Currently, firms have 25 ‘free’ cases per year, so they only pay the case fee on their 26th and subsequent cases in any financial year. This means that 90% of firms never pay any case fees. The FOS is proposing to reduce the number of free cases to 10 per year, but the consultation paper says that 82% of firms will still pay no case fees. The case fee has been frozen at £550 per complaint in recent years and the FOS says that this figure is unlikely to change much in the near future.
The FOS says these changes are necessary as the Service adapts to a post-PPI world. Payment protection insurance has dominated its workload in recent years, but with the Financial Conduct Authority PPI claims deadline having passed, it would be expected that by 2021 the FOS would be handling very few complaints about this type of insurance.

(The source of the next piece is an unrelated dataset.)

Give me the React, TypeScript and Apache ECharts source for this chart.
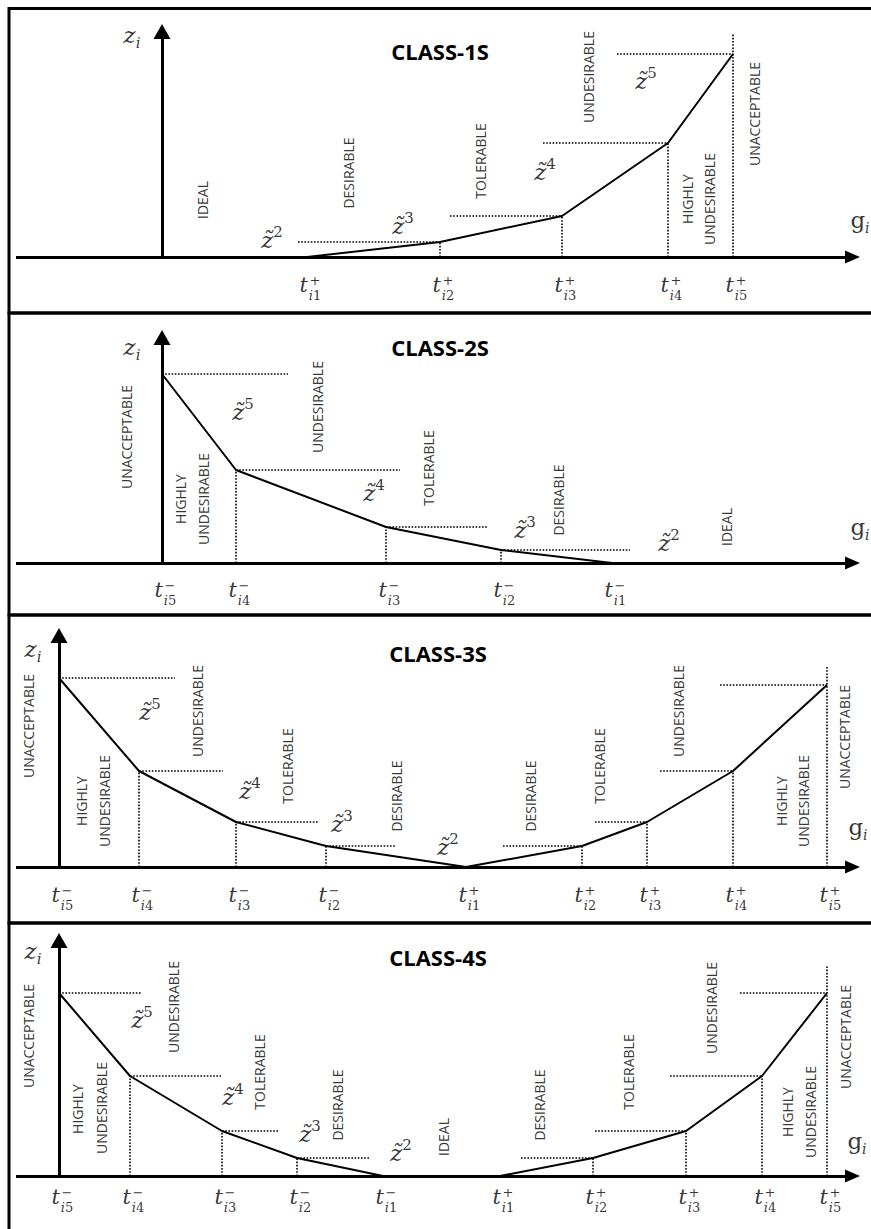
import React, { useEffect, useRef } from "react";
import * as echarts from "echarts";

const W = 871;
const H = 1229;

// ---------- CLASS-1S (units: g along x, z along y) ----------
const c1TPlus = [14.5, 27.8, 40.0, 50.6, 57.1]; // t_i1+ .. t_i5+
const c1Z = [0, 1.5, 4.1, 11.4, 20.3];
const c1GuideFrom = [13.6, 28.8, 38.1, 45.5]; // dotted levels for t2..t5
const c1T5Top = 22.4;
const c1Zones: [string, number, number][] = [
  ["IDEAL", 4.0, 5.7], ["DESIRABLE", 18.6, 8.4], ["TOLERABLE", 31.8, 9.6],
  ["UNDESIRABLE", 42.6, 18.0], ["HIGHLY", 52.5, 5.8], ["UNDESIRABLE", 54.7, 5.8],
  ["UNACCEPTABLE", 59.2, 14.3],
];
const c1ZTilde: [number, number, number][] = [[2, 11.0, 1.7], [3, 24.1, 3.1], [4, 38.3, 8.5], [5, 48.4, 17.6]];

// ---------- CLASS-2S ----------
const c2TMinus = [45.0, 33.9, 22.4, 7.4, 0]; // t_i1- .. t_i5-
const c2Z = [0, 1.3, 3.6, 9.3, 18.9];
const c2GuideTo = [46.8, 32.6, 23.8, 12.6]; // t2..t5
const c2Zones: [string, number, number][] = [
  ["UNACCEPTABLE", -3.6, 12.6], ["HIGHLY", 1.8, 6.4], ["UNDESIRABLE", 4.1, 6.4],
  ["UNDESIRABLE", 15.5, 15.6], ["TOLERABLE", 26.6, 9.5], ["DESIRABLE", 39.6, 6.3],
  ["IDEAL", 56.4, 3.6],
];
const c2ZTilde: [number, number, number][] = [[5, 8.1, 15.1], [4, 21.2, 7.0], [3, 36.3, 3.3], [2, 50.7, 2.0]];

// ---------- CLASS-3S ----------
const c3TMinus = [26.7, 17.7, 8.0, 0]; // t_i2- .. t_i5-
const c3ZMinus = [2.1, 4.5, 9.6, 18.9];
const c3GuideTo = [33.7, 25.9, 16.4, 11.6];
const c3TPlus = [40.7, 52.3, 58.8, 67.4, 76.8]; // t_i1+ .. t_i5+
const c3ZPlus = [0, 2.1, 4.5, 9.6, 18.2];
const c3GuideFrom = [44.4, 53.6, 60.1, 66.1];
const c3T5Top = 20.0;
const c3Zones: [string, number, number][] = [
  ["UNACCEPTABLE", -3.1, 14.1], ["HIGHLY", 2.2, 6.6], ["UNDESIRABLE", 4.5, 6.6],
  ["UNDESIRABLE", 13.8, 15.6], ["TOLERABLE", 22.8, 10.1], ["DESIRABLE", 33.7, 7.1],
  ["DESIRABLE", 47.1, 7.1], ["TOLERABLE", 54.0, 10.1], ["UNDESIRABLE", 61.9, 15.6],
  ["HIGHLY", 72.2, 6.6], ["UNDESIRABLE", 74.4, 6.6], ["UNACCEPTABLE", 78.5, 13.0],
];
const c3ZTilde: [number, number, number][] = [[5, 9.1, 15.5], [4, 19.1, 7.6], [3, 28.3, 4.3], [2, 38.9, 2.0]];

// ---------- CLASS-4S ----------
const c4TMinus = [32.4, 23.8, 16.3, 7.1, 0]; // t_i1- .. t_i5-
const c4ZMinus = [0, 1.8, 4.5, 10.0, 18.3];
const c4GuideTo = [31.1, 22.0, 16.2, 8.2];
const c4TPlus = [44.1, 53.4, 62.7, 70.3, 76.8];
const c4ZPlus = [0, 1.8, 4.5, 10.0, 18.3];
const c4GuideFrom = [46.2, 53.6, 61.1, 68.1];
const c4T5Top = 21.1;
const c4Zones: [string, number, number][] = [
  ["UNACCEPTABLE", -3.1, 14.0], ["HIGHLY", 1.8, 6.7], ["UNDESIRABLE", 4.2, 6.8],
  ["UNDESIRABLE", 11.4, 16.9], ["TOLERABLE", 20.0, 10.4], ["DESIRABLE", 27.8, 7.1],
  ["IDEAL", 38.4, 3.9], ["DESIRABLE", 48.0, 7.1], ["TOLERABLE", 56.9, 10.4],
  ["UNDESIRABLE", 65.2, 16.8], ["HIGHLY", 72.8, 6.4], ["UNDESIRABLE", 75.1, 6.4],
  ["UNACCEPTABLE", 78.6, 13.9],
];
const c4ZTilde: [number, number, number][] = [[5, 8.3, 15.6], [4, 17.4, 7.9], [3, 25.1, 4.2], [2, 34.2, 2.3]];

const MINUS = "\u2212";

type Spec = {
  title: string; titleX: number; titleY: number;
  top: number; bottom: number; ox: number; oy: number;
  xStart: number; xTip: number; yTip: number;
  curve: number[][];
  hGuides: number[][]; // [x1, x2, z]
  vGuides: number[][]; // [x, z1, z2]
  ticks: [number, string, number][];
  tickY: number;
  zones: [string, number, number][];
  zt: [number, number, number][];
  zi: number[]; gi: number[];
};

const specs: Spec[] = [
  {
    title: "CLASS-1S", titleX: 440, titleY: 51,
    top: 8.5, bottom: 313, ox: 162, oy: 257,
    xStart: -14.6, xTip: 69.8, yTip: 23.3,
    curve: c1TPlus.map((t, k) => [t, c1Z[k]]),
    hGuides: c1GuideFrom.map((f, k) => [f, c1TPlus[k + 1], c1Z[k + 1]]),
    vGuides: c1TPlus.slice(1).map((t, k) => [t, 0, k === 3 ? c1T5Top : c1Z[k + 1]]),
    ticks: c1TPlus.map((t, k) => [t, "+", k + 1] as [number, string, number]),
    tickY: -2.8,
    zones: c1Zones, zt: c1ZTilde, zi: [-3.0, 22.2], gi: [69.8, 3.7],
  },
  {
    title: "CLASS-2S", titleX: 440, titleY: 347,
    top: 313, bottom: 615, ox: 162, oy: 563,
    xStart: -14.6, xTip: 69.8, yTip: 23.3,
    curve: c2TMinus.map((t, k) => [t, c2Z[k]]),
    hGuides: c2GuideTo.map((g, k) => [c2TMinus[k + 1], g, c2Z[k + 1]]),
    vGuides: [1, 2, 3].map((k) => [c2TMinus[k], 0, c2Z[k]]),
    ticks: c2TMinus.map((t, k) => [t, MINUS, k + 1] as [number, string, number]),
    tickY: -2.7,
    zones: c2Zones, zt: c2ZTilde, zi: [-3.0, 21.6], gi: [69.8, 3.6],
  },
  {
    title: "CLASS-3S", titleX: 438, titleY: 653,
    top: 615, bottom: 923, ox: 59, oy: 867,
    xStart: -4.3, xTip: 80.1, yTip: 23.9,
    curve: [
      ...c3TMinus.map((t, k) => [t, c3ZMinus[k]]).reverse(),
      ...c3TPlus.map((t, k) => [t, c3ZPlus[k]]),
    ],
    hGuides: [
      ...c3GuideTo.map((g, k) => [c3TMinus[k], g, c3ZMinus[k]]),
      ...c3GuideFrom.map((f, k) => [f, c3TPlus[k + 1], c3ZPlus[k + 1]]),
    ],
    vGuides: [
      ...[0, 1, 2].map((k) => [c3TMinus[k], 0, c3ZMinus[k]]),
      ...c3TPlus.slice(1).map((t, k) => [t, 0, k === 3 ? c3T5Top : c3ZPlus[k + 1]]),
    ],
    ticks: [
      ...c3TMinus.map((t, k) => [t, MINUS, k + 2] as [number, string, number]),
      ...c3TPlus.map((t, k) => [t, "+", k + 1] as [number, string, number]),
    ],
    tickY: -2.8,
    zones: c3Zones, zt: c3ZTilde, zi: [-2.6, 21.8], gi: [79.9, 4.0],
  },
  {
    title: "CLASS-4S", titleX: 438, titleY: 957,
    top: 923, bottom: 1229, ox: 59, oy: 1176,
    xStart: -4.3, xTip: 80.1, yTip: 24.3,
    curve: [
      ...c4TMinus.map((t, k) => [t, c4ZMinus[k]]).reverse(),
      ...c4TPlus.map((t, k) => [t, c4ZPlus[k]]),
    ],
    hGuides: [
      ...c4GuideTo.map((g, k) => [c4TMinus[k + 1], g, c4ZMinus[k + 1]]),
      ...c4GuideFrom.map((f, k) => [f, c4TPlus[k + 1], c4ZPlus[k + 1]]),
    ],
    vGuides: [
      ...[1, 2, 3].map((k) => [c4TMinus[k], 0, c4ZMinus[k]]),
      ...c4TPlus.slice(1).map((t, k) => [t, 0, k === 3 ? c4T5Top : c4ZPlus[k + 1]]),
    ],
    ticks: [
      ...c4TMinus.map((t, k) => [t, MINUS, k + 1] as [number, string, number]),
      ...c4TPlus.map((t, k) => [t, "+", k + 1] as [number, string, number]),
    ],
    tickY: -2.1,
    zones: c4Zones, zt: c4ZTilde, zi: [-2.6, 22.5], gi: [79.8, 3.5],
  },
];

const MATH = "DejaVu Serif";
const SANS = "Open Sans";
const solid = { type: "solid", width: 3, color: "#000" };
const dotted = { type: "dotted", width: 1.6, color: "#000" };

function textSeries(i: number, data: any[], label: any) {
  return {
    type: "scatter",
    xAxisIndex: i,
    yAxisIndex: i,
    symbolSize: 1,
    itemStyle: { color: "transparent" },
    silent: true,
    z: 5,
    data,
    label: { show: true, position: "inside", color: "#000", textBorderWidth: 0, ...label },
  };
}

function buildOption() {
  const grid = specs.map((s) => ({ left: 0, top: s.top, width: W, height: s.bottom - s.top }));
  const xAxis = specs.map((s, i) => ({
    type: "value", gridIndex: i, min: -s.ox / 10, max: (W - s.ox) / 10, show: false,
  }));
  const yAxis = specs.map((s, i) => ({
    type: "value", gridIndex: i, min: -(s.bottom - s.oy) / 10, max: (s.oy - s.top) / 10, show: false,
  }));

  const series: any[] = [];
  specs.forEach((s, i) => {
    const guideLines = [
      ...s.hGuides.map(([x1, x2, z]) => [{ coord: [x1, z], lineStyle: dotted }, { coord: [x2, z] }]),
      ...s.vGuides.map(([x, z1, z2]) => [{ coord: [x, z1], lineStyle: dotted }, { coord: [x, z2] }]),
    ];
    const axisLines = [
      [
        { coord: [s.xStart, 0], symbol: "none", lineStyle: solid },
        { coord: [s.xTip - 0.75, 0], symbol: "triangle", symbolSize: [13, 15] },
      ],
      [
        { coord: [0, 0], symbol: "none", lineStyle: solid },
        { coord: [0, s.yTip - 0.75], symbol: "triangle", symbolSize: [17, 15] },
      ],
    ];
    series.push({
      type: "line",
      xAxisIndex: i,
      yAxisIndex: i,
      data: s.curve,
      showSymbol: false,
      symbol: "none",
      color: "#000",
      itemStyle: { color: "#000" },
      lineStyle: { color: "#000", width: 2 },
      silent: true,
      z: 3,
      markLine: {
        silent: true,
        symbol: ["none", "none"],
        label: { show: false },
        emphasis: { disabled: true },
        data: [...guideLines, ...axisLines],
      },
    });

    // zone labels
    series.push(
      textSeries(
        i,
        s.zones.map(([n, x, y]) => ({ name: n, value: [x, y] })),
        { formatter: "{b}", rotate: 90, fontFamily: SANS, fontSize: 14 }
      )
    );

    // z-tilde labels
    series.push(
      textSeries(
        i,
        s.zt.map(([n, x, y]) => ({ name: String(n), value: [x, y] })),
        {
          formatter: (p: any) => `{z|z\u0303}{s|${p.name}}`,
          rich: {
            z: { fontFamily: MATH, fontStyle: "italic", fontSize: 23, lineHeight: 32, color: "#000" },
            s: { fontFamily: MATH, fontSize: 15, lineHeight: 17, verticalAlign: "top", color: "#000" },
          },
        }
      )
    );

    // tick "t"
    series.push(
      textSeries(
        i,
        s.ticks.map(([x]) => ({ value: [x, s.tickY] })),
        { formatter: "t", fontFamily: MATH, fontStyle: "italic", fontSize: 21, align: "right", offset: [1, 0] }
      )
    );
    // tick scripts
    series.push(
      textSeries(
        i,
        s.ticks.map(([x, sign, idx]) => ({ name: `${sign}|${idx}`, value: [x, s.tickY] })),
        {
          formatter: (p: any) => {
            const [sign, idx] = String(p.name).split("|");
            return `{p|${sign}}\n{s|i}{n|${idx}}`;
          },
          align: "center",
          offset: [8, 3],
          rich: {
            p: { fontFamily: MATH, fontSize: 13, lineHeight: 15, align: "center", color: "#000" },
            s: { fontFamily: MATH, fontStyle: "italic", fontSize: 13, lineHeight: 15, align: "center", color: "#000" },
            n: { fontFamily: MATH, fontSize: 13, lineHeight: 15, align: "center", color: "#000" },
          },
        }
      )
    );

    // axis names
    series.push(
      textSeries(i, [{ value: s.zi }], {
        formatter: "{z|z}{s|i}",
        rich: {
          z: { fontFamily: MATH, fontStyle: "italic", fontSize: 23, lineHeight: 30, color: "#000" },
          s: { fontFamily: MATH, fontStyle: "italic", fontSize: 15, lineHeight: 15, verticalAlign: "bottom", color: "#000" },
        },
      })
    );
    series.push(
      textSeries(i, [{ value: s.gi }], {
        formatter: "{g|g}{s|i}",
        rich: {
          g: { fontFamily: MATH, fontSize: 23, lineHeight: 30, color: "#000" },
          s: { fontFamily: MATH, fontStyle: "italic", fontSize: 14, lineHeight: 14, verticalAlign: "bottom", color: "#000" },
        },
      })
    );
  });

  const frames = [[8.5, 313], [313, 615], [615, 923], [923, 1245]];
  const graphic: any[] = [
    ...frames.map(([t, b]) => ({
      type: "rect",
      silent: true,
      shape: { x: 9, y: t, width: W + 20, height: b - t },
      style: { fill: "none", stroke: "#000", lineWidth: 3 },
    })),
    ...specs.map((s) => ({
      type: "text",
      silent: true,
      x: s.titleX,
      y: s.titleY,
      style: {
        text: s.title,
        fontFamily: SANS,
        fontSize: 22,
        fontWeight: "bold",
        fill: "#000",
        align: "center",
        verticalAlign: "middle",
      },
    })),
  ];

  return {
    animation: false,
    backgroundColor: "#fff",
    tooltip: { show: false },
    grid,
    xAxis,
    yAxis,
    series,
    graphic,
  };
}

export default function App() {
  const ref = useRef<HTMLDivElement>(null);
  useEffect(() => {
    document.body.style.margin = "0";
    const chart = echarts.init(ref.current as HTMLDivElement, undefined, { renderer: "svg" });
    chart.setOption(buildOption() as any);
    return () => chart.dispose();
  }, []);
  return <div ref={ref} style={{ width: W, height: H }} />;
}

Despite the assurances given by the FOS, trade association the Personal Investment Management & Financial Advice Association (PIMFA) has said that it is extremely concerned by the proposed changes. The Association says the proposed new funding model will mean that firms which generate only a small number of complaints will end up subsidising firms which account for the majority of complaints. It adds that it would support retaining the current 25 free cases per firm per year.
PIMFA’s consultation response also expresses the hope that the FOS will make it easier to obtain sector specific complaints data. It also calls on the Service to state the percentage of ombudsman decisions where the ombudsman departs from relevant legislation in finding against a firm. The response makes reference to “a widespread perception amongst some stakeholders that FOS is above the law.”
The Association then requests more data on the proportion of cases which FOS has been unable to close within one or two years of receipt and floats the interesting idea that the Service could re-locate from its current London office to another part of the UK in order to reduce its costs.
Ian Cornwall, Director of Regulation at PIMFA, said:
“We strongly disagree that FOS’s levy and case fee income should be rebalanced to 50:50 split. No financial analysis was provided in the consultation paper explaining how this decision was reached. The new proposal is unreasonable and will penalise firms with a low level of complaints and provides little incentive for firms receiving a high volume of complaints to modify their behaviour and/or improve their complaint handling. FOS should rework its proposal so that the costs recovered by means of a levy are as low as possible. Further work is needed to address this issue.”